Knowledge-Instruct: Effective Continual Pre-training from Limited Data using Instructions
Oded Ovadia, Meni Brief, Rachel Lemberg, Eitam Sheetrit
TL;DR
Knowledge-Instruct tackles the challenge of injecting niche knowledge into LLMs with limited data by turning small corpora into dense instruction-based training data. It presents a six-step pipeline—entity extraction, factual extraction, contextualization, deduplication, paraphrasing, and instruction conversion—culminating in instruction-tuned fine-tuning that preserves broad capabilities while acquiring new facts. Across datasets including a new Companies benchmark, it demonstrates superior factual memorization, reduced catastrophic forgetting, and improved context handling, especially in retrieval-augmented and multi-hop scenarios. The approach is cost-effective, scalable with small models for data generation, and offers practical implications for domain-specific, knowledge-intensive applications, while acknowledging limitations related to prompting quality and long-term retention.
Abstract
While Large Language Models (LLMs) acquire vast knowledge during pre-training, they often lack domain-specific, new, or niche information.
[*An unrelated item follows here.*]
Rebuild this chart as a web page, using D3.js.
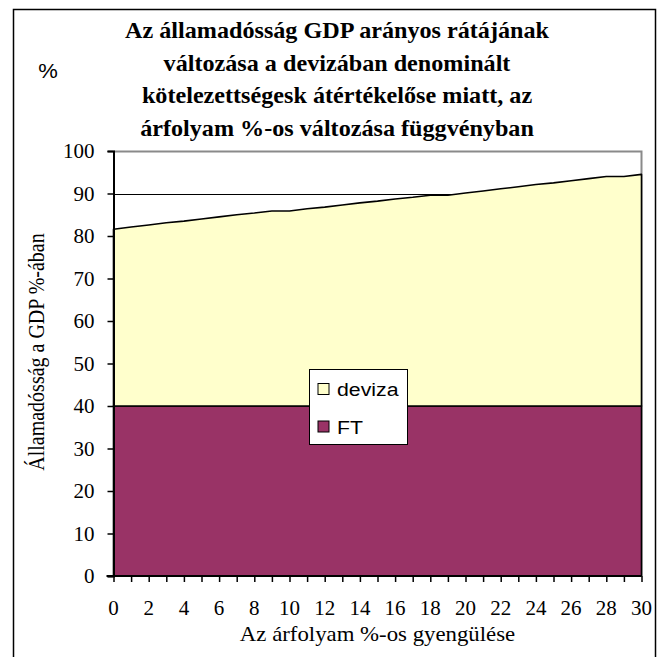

Continual pre-training (CPT) attempts to address this gap but suffers from catastrophic forgetting and inefficiencies in low-data regimes. We introduce Knowledge-Instruct, a novel approach to efficiently inject knowledge from limited corpora through pure instruction-tuning. By generating information-dense synthetic instruction data, it effectively integrates new knowledge while preserving general reasoning and instruction-following abilities. Knowledge-Instruct demonstrates superior factual memorization, minimizes catastrophic forgetting, and remains scalable by leveraging synthetic data from relatively small language models. Additionally, it enhances contextual understanding, including complex multi-hop reasoning, facilitating integration with retrieval systems. We validate its effectiveness across diverse benchmarks, including Companies, a new dataset that we release to measure knowledge injection capabilities.